The critical flaw many boards make is to either hire directors based purely on technical skills or seek the same skill set from each director.

The skills required should be viewed as a matrix. Provided the necessary skills are covered in the matrix, the board is then able to broaden the hiring requirements and build genuine diversity, which in turn leads to richer thinking and better decision making.

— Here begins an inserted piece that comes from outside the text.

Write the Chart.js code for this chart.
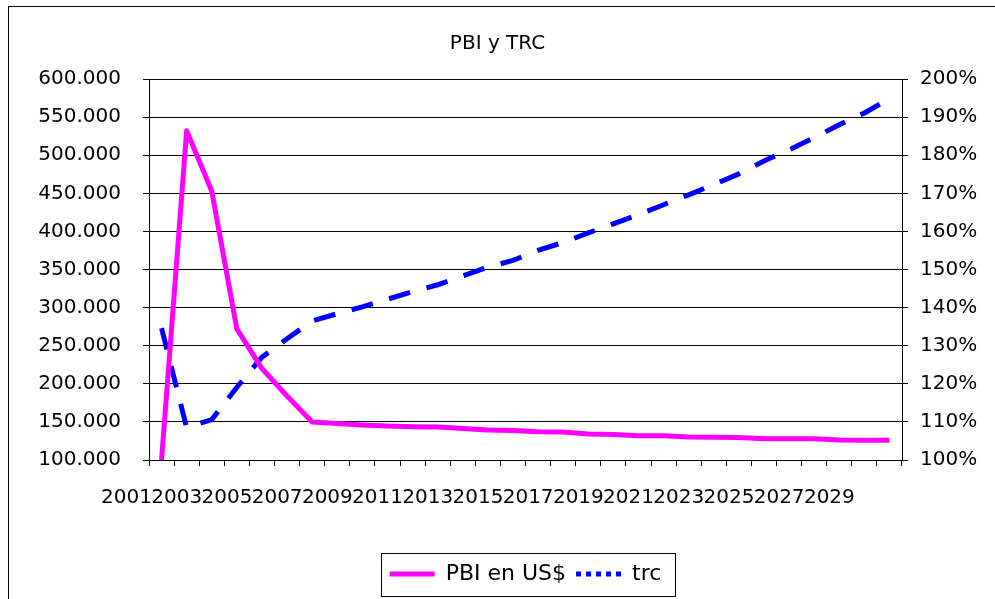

The major issue in hiring solely based upon technical skills is that skills erode over time. For example, a retired audit partner may be hired for skills that are potentially obsolete.

Key Attributes

Beyond these generic skills, directors should also possess certain attributes as a member of a board.
These include the following.

  • Communication and Contribution
    Directors must be able to effectively communicate their ideas to the board. Directors are required to contribute their skills, knowledge and expertise to their board in order to be an effective member of that board. Good directors have a voice and are prepared to use it constructively.
  • Collegiality
    Cooperative interaction amongst board members is critical. Working with a team of fellow directors requires tact, sensitivity, the ability to engender trust and respect, and an awareness of different perspectives, interests and the values of others.
  • Continual Development
    Any director needs to understand the business they are overseeing, either through previous experience or building on that knowledge. This is particularly the case in complex or specialists industries. The ability to learn and continually develop is beneficial to a director’s longevity and contribution.